Data collected from 2004 to 2008 for the China Kadoorie Biobank was analyzed by researchers at the Chinese Academy of Medical Sciences. Using self-reported questionnaires, the team analyzed the spicy food consumption of close to half a million people aged 30 to 70 across 10 regions in China, many of whom had suffered heart disease, cancer, and stroke.
The scientists then reviewed the records of 20,224 individuals who died over a 7-year follow-up period and concluded that those who consumed spicy food 6-7 times per week had a 14% lower risk of premature death from all causes compared with people who ate spicy foods less than once a week. In particular, those who regularly consumed spicy food were found to have a lower risk of death from cancer or ischemic heart and respiratory system diseases.
Fresh and dried chili peppers appeared to be the most common spicy sources.
The researchers wrote that capsaicin, a bioactive ingredient in chili peppers, is most likely the reason why individuals reaped so many health benefits from eating spicy foods. Capsaicin can help the body burn fat more quickly, and folk medicine practitioners swear by the substances to help fight infection and stimulate the kidneys, lungs, and heart.
Daphne Miller, associate clinical professor at the University of California, San Francisco and author of The Jungle Effect: The Healthiest Diets from Around the World, Why They Work and How to Make Them Work for You, says there are many variables associated with eating spicy food that haven’t been accounted for. The researchers note limitations within their research including the lack of information about other dietary and lifestyle habits or how spicy food was cooked or prepared.

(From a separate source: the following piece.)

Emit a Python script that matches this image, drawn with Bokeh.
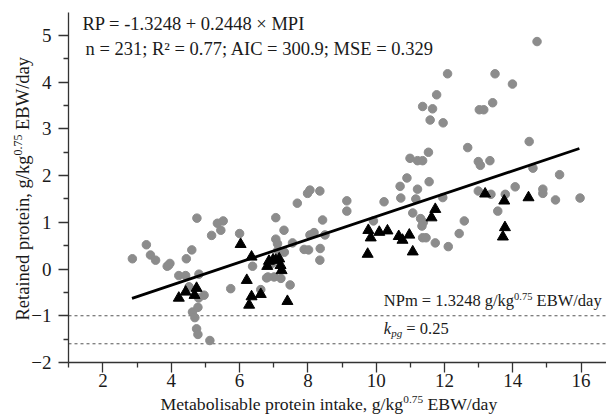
import math
from bokeh.plotting import figure
from bokeh.models import Range1d, FixedTicker, Label
from bokeh.embed import file_html
from bokeh.resources import INLINE

# ---------------- data ----------------
circle_x = [2.86, 3.27, 3.39, 3.54, 3.88, 3.96, 3.92, 4.22, 4.42, 4.44, 4.60, 4.75,
            4.81, 4.52, 4.96, 4.62, 4.78, 4.69, 4.74, 4.78, 4.80, 5.13, 5.18, 5.35,
            5.52, 5.45, 5.74, 6.00, 6.38, 6.62, 6.79,
            8.06, 7.99, 8.35, 7.69, 7.06, 7.30, 7.06, 7.11, 7.55, 7.89, 8.02, 8.06,
            8.18, 8.43, 8.36, 8.35, 8.50, 7.01, 7.21, 7.48, 6.83, 9.14, 9.14, 10.23,
            9.92, 7.12, 7.31, 6.95,
            12.09, 11.77, 11.36, 11.65, 11.58, 11.96, 12.68, 11.53, 10.99, 11.21,
            11.36, 10.90, 10.70, 11.55, 11.21, 10.72, 11.16, 11.95, 11.07, 11.30,
            11.38, 11.34, 12.58, 12.43, 11.36, 11.46, 11.73, 12.11,
            14.71, 13.48, 13.99, 13.41, 13.02, 13.15, 14.48, 12.99, 13.05, 13.33,
            14.59, 15.37, 14.07, 12.99, 13.36, 13.78, 14.88, 14.88, 15.25, 15.97,
            13.56]
circle_y = [0.22, 0.52, 0.30, 0.19, 0.06, 0.12, 0.08, -0.14, -0.14, 0.22, 0.41, 1.09,
            -0.11, -0.38, -0.56, -0.92, -0.82, -1.04, -1.28, -1.40, -0.62, -1.53, 0.72, 0.98,
            1.03, 0.83, -0.42, 0.76, 0.06, -0.44, -0.19,
            1.69, 1.62, 1.67, 1.41, 1.10, 0.83, 0.64, 0.54, 0.56, 0.42, 0.41, 0.73,
            0.78, 1.05, 0.44, 0.19, 0.73, -0.17, -0.20, -0.34, -0.17, 1.46, 1.24, 1.44,
            1.03, 0.40, 0.36, 0.12,
            4.18, 3.73, 3.48, 3.43, 3.19, 3.13, 2.60, 2.50, 2.37, 2.32,
            2.32, 1.95, 1.77, 1.87, 1.71, 1.52, 1.50, 1.53, 1.20, 1.08,
            1.00, 0.92, 1.03, 0.76, 0.67, 0.67, 0.56, 0.48,
            4.87, 4.18, 3.96, 3.56, 3.41, 3.41, 2.73, 2.30, 2.22, 2.32,
            2.16, 2.02, 1.76, 1.67, 1.60, 1.60, 1.71, 1.62, 1.48, 1.52,
            1.24]

tri_x = [4.22, 4.42, 4.68, 4.74, 6.03, 6.35, 6.21, 6.35, 6.28, 6.62, 6.81, 6.86,
         6.98, 7.06, 7.16, 7.20, 7.23, 7.40,
         9.77, 9.84, 9.75, 10.09, 10.33, 10.66, 10.77, 10.97, 11.07, 11.62, 11.73,
         13.19, 13.75, 14.46, 13.77, 13.71]
tri_y = [-0.62, -0.49, -0.56, -0.41, 0.53, 0.26, -0.24, -0.59, -0.77, -0.54, 0.06, 0.17,
         0.20, 0.19, 0.22, 0.08, -0.03, -0.69,
         0.83, 0.67, 0.32, 0.79, 0.82, 0.70, 0.62, 0.73, 0.37, 1.10, 1.28,
         1.61, 1.46, 1.53, 0.89, 0.69]

intercept = -1.3248
slope = 0.2448
fit_x = [2.85, 15.95]
ref_y = [-1.0, -1.6]

x_ticks = [2, 4, 6, 8, 10, 12, 14, 16]
x_minor = [1, 3, 5, 7, 9, 11, 13, 15]
y_ticks = [-2, -1, 0, 1, 2, 3, 4, 5]
y_minor = [-1.5, -0.5, 0.5, 1.5, 2.5, 3.5, 4.5]
y_tick_labels = ["\u22122", "\u22121", "0", "1", "2", "3", "4", "5"]

eq_text = "RP = -1.3248 + 0.2448 \u00d7 MPI"
stats_text = "n = 231; R\u00b2 = 0.77; AIC = 300.9; MSE = 0.329"

# ---------------- layout / style ----------------
W, H = 606, 414
X_AXIS_START, X_AXIS_END = 0.99, 16.744   # extent of the drawn x axis
Y_AXIS_START, Y_AXIS_END = -2.0, 5.49     # extent of the drawn y axis
BASE_FIX = 5                              # label baseline correction, px

FONT = "Liberation Serif"
TXT = "#1a1a1a"
GREY = "#8c8c8c"
AXC = "#333333"

# Times advance widths (per 1000 em) for placing text pieces
TW = {' ': 250, ',': 250, '.': 250, '/': 278, '=': 564, '-': 333,
      'E': 611, 'B': 667, 'W': 944, 'M': 889, 'N': 722, 'P': 556, 'R': 667,
      'a': 444, 'b': 500, 'd': 500, 'e': 444, 'g': 500, 'i': 278, 'k': 500,
      'l': 278, 'm': 778, 'n': 500, 'o': 500, 'p': 500, 'r': 333, 's': 389,
      't': 278, 'y': 500}


def tw(s, size):
    return sum(TW.get(c, 500) for c in s) * size / 1000.0


p = figure(width=W, height=H, output_backend="svg", toolbar_location=None,
           x_range=Range1d(-1.0015, 16.744), y_range=Range1d(-3.114, 5.749),
           min_border=0, title=None)
p.outline_line_color = None
p.background_fill_color = "white"
p.border_fill_color = "white"
p.xgrid.visible = False
p.ygrid.visible = False

for ax in (p.xaxis[0], p.yaxis[0]):
    ax.axis_line_color = AXC
    ax.axis_line_width = 1.3
    ax.major_tick_line_color = AXC
    ax.minor_tick_line_color = AXC
    ax.major_tick_line_width = 1.3
    ax.minor_tick_line_width = 1.3
    ax.major_tick_in = 0
    ax.minor_tick_in = 0
    ax.major_tick_out = 10
    ax.minor_tick_out = 5
    ax.major_label_text_font = FONT
    ax.major_label_text_font_size = "19px"
    ax.major_label_text_color = TXT

p.xaxis[0].ticker = FixedTicker(ticks=x_ticks, minor_ticks=x_minor)
p.yaxis[0].ticker = FixedTicker(ticks=y_ticks, minor_ticks=y_minor)
p.yaxis[0].major_label_overrides = {t: l for t, l in zip(y_ticks, y_tick_labels)}
p.xaxis[0].major_label_standoff = 2
p.yaxis[0].major_label_standoff = 7
p.xaxis[0].fixed_location = Y_AXIS_START
p.yaxis[0].fixed_location = X_AXIS_START
p.xaxis[0].bounds = (X_AXIS_START, X_AXIS_END)
p.yaxis[0].bounds = (Y_AXIS_START, Y_AXIS_END)

# reference dashed lines
p.segment(x0=[X_AXIS_START] * len(ref_y), y0=ref_y,
          x1=[X_AXIS_END] * len(ref_y), y1=ref_y,
          line_color="#555555", line_width=1, line_dash="3 3")

# points
p.scatter(circle_x, circle_y, marker="circle", size=8.5, fill_color=GREY,
          line_color=GREY)
p.scatter(tri_x, tri_y, marker="triangle", size=11, fill_color="black",
          line_color="black")

# regression line
fit_y = [intercept + slope * xv for xv in fit_x]
p.line(fit_x, fit_y, line_color="black", line_width=2.8)


def add_text(px, py, text, size, angle=0.0, style="normal"):
    # px, py: page pixels of the baseline start, from the top-left corner
    if angle:
        px -= BASE_FIX
    else:
        py -= BASE_FIX
    p.add_layout(Label(x=px, y=H - py, x_units="screen", y_units="screen", text=text,
                       text_font=FONT, text_font_size=f"{size}px",
                       text_font_style=style, text_color=TXT, text_align="left",
                       text_baseline="alphabetic", angle=angle))


def sup_raise(big, small):
    return 0.662 * big - 0.676 * small


# equation and statistics
add_text(82, 28, eq_text, 18.5)
add_text(85, 53, stats_text, 18.5)

# NPm annotation
F, f = 16.5, 10.5
part1 = "NPm = 1.3248 g/kg"
x = 383.3
add_text(x, 305, part1, F)
x += tw(part1, F)
add_text(x, 305 - sup_raise(F, f), "0.75", f)
x += tw("0.75", f) + tw(" ", F)
add_text(x, 305, "EBW/day", F)

# k_pg annotation
x = 383.3
add_text(x, 333.3, "k", F, style="italic")
x += tw("k", F) * 0.9
add_text(x, 333.3 + 4.0, "pg", 11, style="italic")
x += tw("pg", 11) + tw(" ", F)
add_text(x, 333.3, "= 0.25", F)

# x-axis title
F, f = 17.7, 11.3
xt1 = "Metabolisable protein intake, g/kg"
x = 160
add_text(x, 408, xt1, F)
x += tw(xt1, F)
add_text(x, 408 - sup_raise(F, f), "0.75", f)
x += tw("0.75", f) + tw(" ", F)
add_text(x, 408, "EBW/day", F)

# y-axis title (rotated, reading upwards)
F, f = 18.5, 12.0
yt1 = "Retained protein, g/kg"
y = 320
add_text(27, y, yt1, F, angle=math.pi / 2)
y -= tw(yt1, F)
add_text(27 - sup_raise(F, f), y, "0.75", f, angle=math.pi / 2)
y -= tw("0.75", f) + tw(" ", F)
add_text(27, y, "EBW/day", F, angle=math.pi / 2)

open("out.html", "w").write(file_html(p, INLINE))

The team also notes in the report that although chili pepper was the most commonly used spice among hot-foot lovers, the use of different spices tends to increase as the use of chili pepper increases. Many of these various spices may provide health benefits of their own. Spicy foods have high levels of a chemical known as phenol, which contain many nutritional and anti-inflammatory values.
Now, scientists need to figure out if the health benefits observed in people who heat spicy food is “a biological mechanism or a behavioral mechanism,” according to Bio-psychologist John E. Hayes, who is an associate professor of food science and director of Sensory Evaluation Center at Penn State University.
Eating spicy food could trigger thermogenesis to occur – a biological connection that causes the basil metabolic rate to rise. A behavioral mechanism could be that eating spicy food makes people eat slower, thereby causing them to consume fewer calories.
Qi says a good way to find out would be to study other cultures of people who eat spicy food, such as those in India.
“It’s a very big study, a very controlled study,” he said, that may not generalize to other countries – this is the capsaicin and weight loss connection. For instance, in the U.S., “spicy food is ubiquitously available but not ubiquitously consumed.”
“You have to consider that when we talk about spicy food, we can mean vastly different things, with different health implications,” Hayes said. “That spicy food could be low-energy-density vegetables, like kimchee. Or it could be a high-energy-density food like barbecue spare ribs.”
But until we know more, one piece of valuable advice: don’t use the study’s findings as an excuse to chow down on barbecue spare ribs or two-dozen Buffalo wings. Simply try incorporating some chili peppers, jalapenos, or cayenne pepper in your meals.